Christopher Flores carries his bone flute, an ulna, he brought back (Every Heart a Doorway, 1) from the Country of the Bones, Mariposa, where his Skeleton Girl lives. Her parents dead, Sumi Onishi, who can read sign, had gone to a high Nonsense world, Confection, in Beneath the Sugar Sky, 3. Rini will be Sumi’s daughter. One day. Cora is, temporarily, not a mermaid since her return from the Trenches in Beneath the Sugar Sky.

Nancy Whitman, who had introduced us to the series in Every Heart a Doorway, has gone back to the Halls of the Dead. Nadya, a Drowned Girl, had been Cora’s best friend.

The Moors are…
…an alternate plane of existence reached through a door. A land of eternal twilight of endless scientific experimentation and terrible consequences, surrounded by werewolves, gargoyles, and the Drowned Gods, and ruled in a teetering balance between Dr. Michel Bleak, a mad scientist, and the Master, a vampire. Mary is the Master’s housekeeper. Pony and Bones are the horses Jack created.

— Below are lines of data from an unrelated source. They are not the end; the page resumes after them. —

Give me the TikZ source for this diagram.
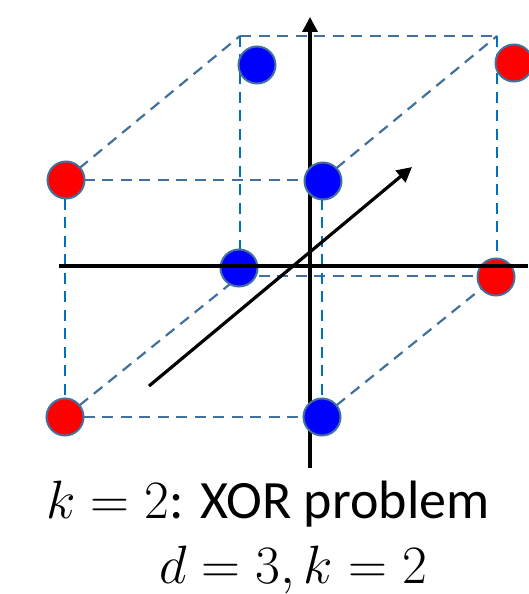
\RequirePackage{fix-cm}
\documentclass[tikz,border=0pt]{standalone}
\usepackage[no-math]{fontspec}
\newfontfamily\calibri{Carlito}
\usetikzlibrary{arrows.meta}
\definecolor{edgeA}{HTML}{41719C}
\definecolor{edgeB}{HTML}{0070C0}
\definecolor{ptblue}{HTML}{0000FF}
\definecolor{ptred}{HTML}{FF0000}
\begin{document}
\begin{tikzpicture}[x=1pt,y=-1pt,
  cubeedge/.style={edgeA,line width=2.2pt,dash pattern=on 11pt off 7.5pt},
  cubevert/.style={edgeB,line width=2.2pt,dash pattern=on 11pt off 7.5pt},
  axisline/.style={line width=3.2pt,black},
  arrowtip/.style={-{Triangle[length=15pt,width=15pt]}},
  pt/.style={circle,draw=edgeA,line width=2pt,minimum size=37pt,inner sep=0pt},
  bluept/.style={pt,fill=ptblue},
  redpt/.style={pt,fill=ptred},
  lbl/.style={anchor=base,inner sep=0pt,font=\fontsize{54}{60}\selectfont}]
\useasboundingbox (0,0) rectangle (528,594);
% cube corners
\coordinate (fTL) at (65,180);
\coordinate (fTR) at (322,180);
\coordinate (fBL) at (65,417);
\coordinate (fBR) at (322,417);
\coordinate (bTL) at (240,36);
\coordinate (bTR) at (497,36);
\coordinate (bBL) at (240,276);
\coordinate (bBR) at (497,276);
% horizontal and depth edges
\draw[cubeedge] (fTL) -- (fTR);
\draw[cubeedge] (fBL) -- (fBR);
\draw[cubeedge] (bTL) -- (bTR);
\draw[cubeedge] (bBL) -- (bBR);
\draw[cubeedge] (fTL) -- (bTL);
\draw[cubeedge] (fTR) -- (bTR);
\draw[cubeedge] (fBL) -- (bBL);
\draw[cubeedge] (fBR) -- (bBR);
% vertical edges
\draw[cubevert] (fTL) -- (fBL);
\draw[cubevert] (fTR) -- (fBR);
\draw[cubevert] (bTL) -- (bBL);
\draw[cubevert] (bTR) -- (bBR);
% back points
\node[bluept] (p1) at (257,65) {};
\node[redpt]  (p2) at (514,63) {};
\node[bluept] (p3) at (239,268) {};
\node[redpt]  (p4) at (496,277) {};
% axes
\coordinate (yb) at (310,468);
\coordinate (yt) at (310,17);
\coordinate (xl) at (59,266);
\coordinate (xr) at (528,266);
\coordinate (as) at (149,386);
\coordinate (ae) at (412,167);
\draw[axisline] (xl) -- (xr);
\draw[axisline,arrowtip] (yb) -- (yt);
\draw[axisline,arrowtip] (as) -- (ae);
% front points
\node[redpt]  (p5) at (66,180) {};
\node[bluept] (p6) at (323,181) {};
\node[redpt]  (p7) at (65,417) {};
\node[bluept] (p8) at (322,417) {};
% labels
\node[lbl] (t1) at (268,518) {$k=2${\calibri : XOR problem}};
\node[lbl] (t2) at (293,583) {$d=3,k=2$};
\end{tikzpicture}
\end{document}
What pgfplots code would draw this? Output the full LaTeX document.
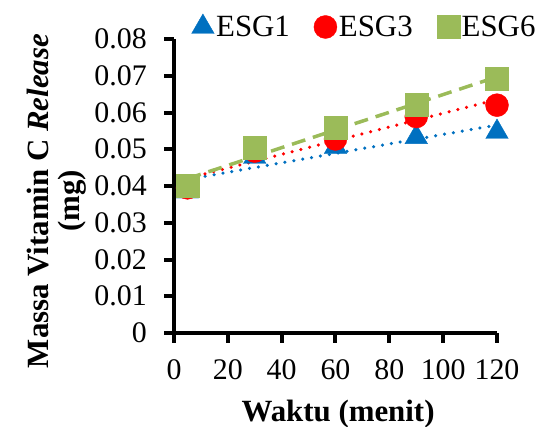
\documentclass[border=0pt]{standalone}
\usepackage{pgfplots}
\pgfplotsset{compat=1.18}
\usepackage{fontspec}
\setmainfont{Liberation Serif}
\definecolor{cblue}{HTML}{0070C0}
\definecolor{cred}{HTML}{FF0000}
\definecolor{cgreen}{HTML}{9BBB59}
\begin{document}
\begin{tikzpicture}
\begin{axis}[
  scale only axis, width=323bp, height=294bp,
  xmin=0, xmax=120, ymin=0, ymax=0.08,
  axis lines=left,
  axis line style={line width=4bp, black, -},
  scaled y ticks=false, scaled x ticks=false,
  xtick={0,20,40,60,80,100,120},
  xticklabels={0,20,40,60,80,100,120},
  ytick={0,0.01,0.02,0.03,0.04,0.05,0.06,0.07,0.08},
  yticklabels={0,0.01,0.02,0.03,0.04,0.05,0.06,0.07,0.08},
  major tick length=0pt,
  tick style={draw=none},
  tick label style={font=\fontsize{30}{34}\selectfont},
  xticklabel style={inner ysep=26bp},
  yticklabel style={inner xsep=27bp},
  xlabel={\textbf{Waktu (menit)}},
  ylabel={\textbf{Massa Vitamin C \textit{Release}}\\\textbf{(mg)}},
  label style={font=\fontsize{31}{31}\selectfont},
  xlabel style={at={(axis description cs:0.508,-0.276)}, anchor=center},
  ylabel style={at={(axis description cs:-0.362,0.449)}, anchor=center, align=center, rotate=0},
  legend columns=3,
  legend style={draw=none, fill=none, at={(axis description cs:0.59,1.041)}, anchor=center,
    font=\fontsize{31}{34}\selectfont, /tikz/every even column/.append style={column sep=22bp}},
  legend image code/.code={\draw[#1] plot coordinates {(0bp,0bp)};},
  clip=false,
]
\addplot[only marks, mark=triangle*, mark size=13bp, color=cblue] coordinates {(5,0.0385) (30,0.0479) (60,0.0506) (90,0.0533) (120,0.0547)};
\addlegendentry{ESG1}
\addplot[only marks, mark=*, mark size=11.5bp, color=cred] coordinates {(5,0.0395) (30,0.0495) (60,0.0528) (90,0.0589) (120,0.0620)};
\addlegendentry{ESG3}
\addplot[only marks, mark=square*, mark size=11.5bp, color=cgreen] coordinates {(5,0.0402) (30,0.0503) (60,0.0558) (90,0.0622) (120,0.0691)};
\addlegendentry{ESG6}
\addplot[forget plot, no marks, color=cblue, line width=3.5bp, line cap=round, dash pattern=on 0bp off 9bp] coordinates {(5,0.0418) (120,0.0566)};
\addplot[forget plot, no marks, color=cred, line width=3.5bp, line cap=round, dash pattern=on 0bp off 9bp] coordinates {(5,0.0421) (120,0.0635)};
\addplot[forget plot, no marks, color=cgreen, line width=3.5bp, dash pattern=on 14bp off 8bp] coordinates {(5,0.0420) (120,0.0697)};
\pgfplotsinvokeforeach{0,20,40,60,80,100,120}{
  \draw[line width=4bp, black] (axis cs:#1,0) -- ([yshift=-10bp]axis cs:#1,0);
}
\pgfplotsinvokeforeach{0,0.01,0.02,0.03,0.04,0.05,0.06,0.07,0.08}{
  \draw[line width=4bp, black] (axis cs:0,#1) -- ([xshift=-10bp]axis cs:0,#1);
}
\end{axis}
\pgfresetboundingbox
\useasboundingbox (-174bp,-94bp) rectangle (368bp,333bp);
\end{tikzpicture}
\end{document}
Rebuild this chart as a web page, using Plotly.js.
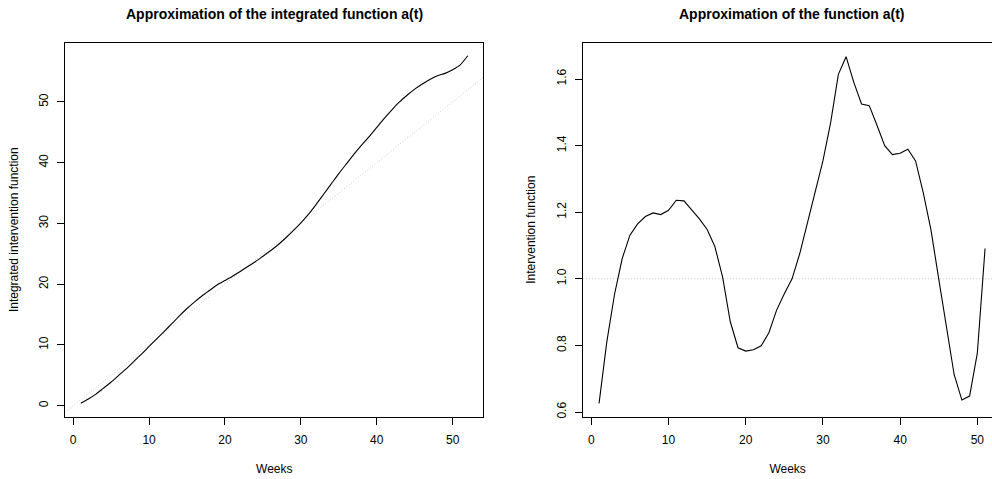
<!DOCTYPE html>
<html>
<head>
<meta charset="utf-8">
<script src="https://cdn.plot.ly/plotly-3.0.1.min.js"></script>
<style>html,body{margin:0;padding:0;background:#fff;}#chart{width:992px;height:479px;}</style>
</head>
<body>
<div id="chart"></div>
<script>
// ---- data ----
const weeksIntegrated = [1,2,3,4,5,6,7,8,9,10,11,12,13,14,15,16,17,18,19,20,21,22,23,24,25,26,27,28,29,30,31,32,33,34,35,36,37,38,39,40,41,42,43,44,45,46,47,48,49,50,51,52];
const integratedValues = [0.4,1.1,1.9,2.9,3.9,5.0,6.1,7.3,8.5,9.75,11.0,12.25,13.5,14.8,16.0,17.1,18.1,19.0,19.9,20.6,21.3,22.1,22.9,23.7,24.6,25.5,26.5,27.6,28.8,30.1,31.5,33.1,34.8,36.5,38.2,39.8,41.4,42.9,44.3,45.8,47.3,48.7,50.0,51.1,52.1,52.95,53.7,54.3,54.7,55.3,56.1,57.6];

const weeksFunction = [1,2,3,4,5,6,7,8,9,10,11,12,13,14,15,16,17,18,19,20,21,22,23,24,25,26,27,28,29,30,31,32,33,34,35,36,37,38,39,40,41,42,43,44,45,46,47,48,49,50,51];
const functionValues = [0.626,0.81,0.953,1.061,1.131,1.165,1.187,1.198,1.193,1.206,1.236,1.234,1.207,1.18,1.148,1.097,1.006,0.871,0.793,0.783,0.787,0.799,0.838,0.906,0.955,1.0,1.076,1.166,1.258,1.354,1.469,1.614,1.667,1.59,1.525,1.52,1.461,1.4,1.373,1.377,1.389,1.354,1.258,1.146,1.0,0.855,0.712,0.636,0.648,0.777,1.091];

// reference lines: y = x on the left, y = 1 on the right
const refSlope = 1, refIntercept = 0;
const refLevel = 1;

const xTicks = [0,10,20,30,40,50];
const yTicksLeft = [0,10,20,30,40,50];
const yTicksRight = [0.6,0.8,1.0,1.2,1.4,1.6];

const titleLeft = 'Approximation of the integrated function a(t)';
const titleRight = 'Approximation of the function a(t)';
const xTitle = 'Weeks';
const yTitleLeft = 'Integrated intervention function';
const yTitleRight = 'Intervention function';

// ---- layout geometry ----
const W = 992, H = 479;
const xRangeL = [-1.04, 54.04];
const xRangeR = [-1.04, 51.9];
const yRangeL = [-1.81, 59.75];
const yRangeR = [0.586, 1.709];
const FONT = '"Liberation Sans", Arial, Helvetica, sans-serif';

const refLineX = xRangeL.slice();
const refLineY = refLineX.map(v => refIntercept + refSlope * v);

const dotted = {color: '#c8c8c8', width: 1, dash: '1px,2px'};
const traces = [
  {x: refLineX, y: refLineY, xaxis: 'x', yaxis: 'y', mode: 'lines', line: dotted, hoverinfo: 'skip'},
  {x: weeksIntegrated, y: integratedValues, xaxis: 'x', yaxis: 'y', mode: 'lines',
   line: {color: '#000', width: 1.1, shape: 'spline', smoothing: 0.6}},
  {x: xRangeR.slice(), y: xRangeR.map(() => refLevel), xaxis: 'x2', yaxis: 'y2', mode: 'lines',
   line: dotted, hoverinfo: 'skip'},
  {x: weeksFunction, y: functionValues, xaxis: 'x2', yaxis: 'y2', mode: 'lines',
   line: {color: '#000', width: 1.1}}
];

const yb = 1 - 416.7 / H, yt = 1 - 42.7 / H;
const axisCommon = {
  showgrid: false, zeroline: false, showline: true, linecolor: '#000', linewidth: 1,
  ticks: 'outside', ticklen: 7, tickcolor: '#000', tickwidth: 1,
  tickfont: {family: FONT, size: 12, color: '#000'}, automargin: false,
  fixedrange: true
};

const layout = {
  width: W, height: H,
  margin: {l: 0, r: 0, t: 0, b: 0},
  paper_bgcolor: '#fff', plot_bgcolor: '#fff',
  showlegend: false,
  font: {family: FONT, color: '#000'},
  xaxis: Object.assign({}, axisCommon, {
    domain: [65.3 / W, 483.3 / W], range: xRangeL, tickvals: xTicks, mirror: true,
    ticklabelstandoff: 5,
    title: {text: xTitle, font: {family: FONT, size: 12, color: '#000'}, standoff: 18}
  }),
  yaxis: Object.assign({}, axisCommon, {
    domain: [yb, yt], range: yRangeL, tickvals: yTicksLeft, mirror: true, tickangle: -90,
    ticklabelstandoff: 5,
    title: {text: yTitleLeft, font: {family: FONT, size: 12, color: '#000'}, standoff: 15}
  }),
  xaxis2: Object.assign({}, axisCommon, {
    domain: [583.3 / W, 1], range: xRangeR, tickvals: xTicks, mirror: true,
    ticklabelstandoff: 5, anchor: 'y2',
    title: {text: xTitle, font: {family: FONT, size: 12, color: '#000'}, standoff: 18}
  }),
  yaxis2: Object.assign({}, axisCommon, {
    domain: [yb, yt], range: yRangeR, tickvals: yTicksRight, tickformat: '.1f', tickangle: -90,
    ticklabelstandoff: 5, anchor: 'x2',
    title: {text: yTitleRight, font: {family: FONT, size: 12, color: '#000'}, standoff: 16}
  }),
  annotations: [
    {text: '<b>' + titleLeft + '</b>', xref: 'paper', yref: 'paper',
     x: 274.3 / W, y: 1 - 14 / H, xanchor: 'center', yanchor: 'middle', showarrow: false,
     font: {family: FONT, size: 14, color: '#000'}},
    {text: '<b>' + titleRight + '</b>', xref: 'paper', yref: 'paper',
     x: 791.5 / W, y: 1 - 14 / H, xanchor: 'center', yanchor: 'middle', showarrow: false,
     font: {family: FONT, size: 14, color: '#000'}}
  ]
};

Plotly.newPlot('chart', traces, layout, {staticPlot: true, displayModeBar: false});
</script>
</body>
</html>
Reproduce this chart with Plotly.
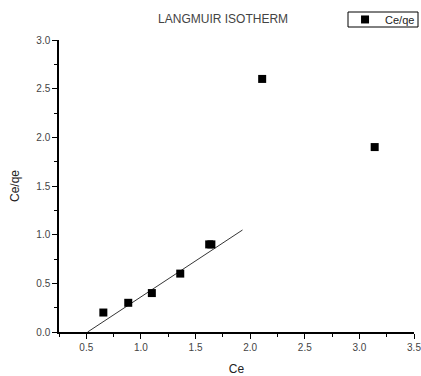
import plotly.graph_objects as go

ce = [0.656, 0.884, 1.10, 1.36, 1.625, 1.645, 2.11, 3.14]
ce_qe = [0.2, 0.3, 0.4, 0.6, 0.9, 0.9, 2.6, 1.9]
fit_x = [0.512, 1.93]
fit_y = [0.0, 1.048]

fig = go.Figure()
fig.add_trace(go.Scatter(x=fit_x, y=fit_y, mode="lines",
                         line=dict(color="black", width=0.8), showlegend=False, hoverinfo="skip"))
fig.add_trace(go.Scatter(x=ce, y=ce_qe, mode="markers", name="Ce/qe",
                         marker=dict(symbol="square", size=8, color="black")))

axis_common = dict(showline=True, linecolor="black", linewidth=1.5, showgrid=False, zeroline=False,
                   ticks="outside", ticklen=5, tickwidth=1, tickcolor="black",
                   ticklabeloverflow="allow",
                   tickfont=dict(family="Liberation Sans, Arial", size=10, color="#444"),
                   title_font=dict(family="Liberation Sans, Arial", size=12, color="#222"),
                   minor=dict(ticks="outside", ticklen=3, tickcolor="black", dtick=0.25))

fig.update_layout(
    width=421, height=376,
    margin=dict(l=59, r=7, t=40, b=44, autoexpand=False),
    paper_bgcolor="white", plot_bgcolor="white",
    title=dict(text="LANGMUIR ISOTHERM", x=0.53, xanchor="center", y=0.95, yanchor="middle",
               font=dict(family="Liberation Sans, Arial", size=12, color="#444")),
    xaxis=dict(range=[0.25, 3.5], tickvals=[0.5, 1.0, 1.5, 2.0, 2.5, 3.0, 3.5],
               ticktext=["0.5", "1.0", "1.5", "2.0", "2.5", "3.0", "3.5"],
               title=dict(text="Ce", standoff=16), **axis_common),
    yaxis=dict(range=[0, 3.0], tickvals=[0, 0.5, 1.0, 1.5, 2.0, 2.5, 3.0],
               ticktext=["0.0", "0.5", "1.0", "1.5", "2.0", "2.5", "3.0"],
               title=dict(text="Ce/qe", standoff=14), **axis_common),
    legend=dict(x=1.017, y=1.12, xanchor="right", yanchor="top", borderwidth=0,
                bgcolor="rgba(0,0,0,0)", font=dict(family="Liberation Sans, Arial", size=11, color="#222"),
                itemwidth=30, tracegroupgap=0),
    showlegend=True,
    shapes=[dict(type="rect", xref="paper", yref="paper", x0=(348 - 59) / 355, x1=(418 - 59) / 355,
                 y0=(332 - 27) / 292, y1=(332 - 12) / 292, line=dict(color="black", width=1),
                 fillcolor="rgba(0,0,0,0)", layer="above")],
)
fig.write_html("out.html")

Gideon is the High Priest of the Drowned Gods and is based in the Drowned Abbey. Drs Ghast and Frost were the scientists before Bleak.

The Cover and Title

The cover is a bit confusing with its cheery looking green moor, the blue sky, and the distant mountains in a deep purple gray. The rest makes sense, though, with an old hand-hewn door in the center of the cover, the purple and white lightnings flashing around it — it us the inciting incident in the book that starts it all. I’m not sure about the white blurry dots scattered all over the cover. All the text is in white from the title at the very top of the cover with a tiny testimonial to the right of the first word. The author’s name is at the bottom with an info blurb below that.

The title may be referring to what happens to Kade, Cora, and Jill, as they Come Tumbling Down.